The series follows Mr. Howard, the Imperial Wizard of the North Mississippi White Knights; Chris Buckley, a Grand Knighthawk with the North Georgia White Knights; and Richard Nichols, the Grand Dragon in the Tennessee Knights of the Invisible Empire.
According to the Southern Poverty Law Center, the number of independent Klan chapters in the United States (there is no national organization) grew from 72 to 190 between 2014 and 2015. The Anti-Defamation League estimates membership at 3,000, while the law center places the figure at between 5,000 and 8,000. And the indoctrination of young people, members say, is crucial to the Klan’s survival.

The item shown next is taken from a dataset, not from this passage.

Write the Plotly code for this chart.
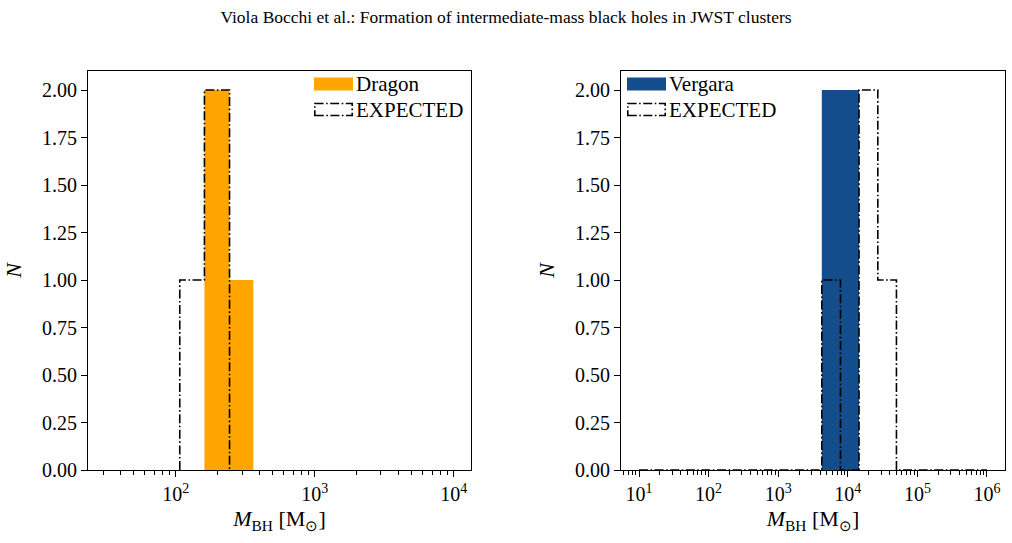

“We all here for the same reason: we’re here for the preservation of our race and the preservation of our people,” Mr. Howard says on the show, voicing his dream of becoming the next David Duke. “If we don’t fight this battle, our children ain’t gonna have a future.”
As they sought to capture this relatively unseen world, the filmmakers also incorporated the anti-hate activists Daryle Lamont Jenkins, Arno Michaelis and Bryon Widner as they tried to persuade members to leave the Klan — or at least to leave their children out of it.
That meant introducing Mr. Buckley’s wife, Melissa, to Mr. Michaelis, a former white supremacist now with Serve 2 Unite, which works with young people to prevent violent extremism. Mr. Buckley’s Klan involvement had led his wife into a dangerous confrontation with three African-American women at a Walmart, and she wanted to squelch her now-5-year-old son’s mimicry of his father’s racial slurs and “white power” salutes before he started school.
“I hate to say that I was even at the point of leaving him, because he’s my best friend, he’s my kids’ father, he’s everything to me,” she said in a phone interview. “But it got to the point where, if I’m not safe with him, why be with him?”
For Mr. Buckley, an Army veteran of Afghanistan and Iraq, the Klan offered a band of brothers not unlike the military and an outlet for the rage he felt toward those he blamed for his emotional and financial precariousness.
“People involved in hate groups do so because they’re suffering,” Mr. Michaelis said. “I really draw upon that truth to respond to their aggression with compassion, and doing so makes a very powerful first impression.”
At A&E, which won an Emmy for “Born This Way,” a docu-series about young adults with Down syndrome, the knotty content of “Generation KKK” prompted soul-searching among executives. But “Generation KKK” did feel of a piece with some of its newer programming priorities.
In November 2015, A&E broadcast “Shining a Light: A Concert for Progress on Race in America” five months after Dylann Roof, a white supremacist, shot and killed nine people in a church in Charleston, S.C.
“I certainly think that A&E should be on the side of shining a light on things that aren’t really looked at,” Mr. Sharenow said. “I wouldn’t go so far as to say we’re an advocacy brand. But I do think there’s a message of hope in all these shows and a promise of redemption.”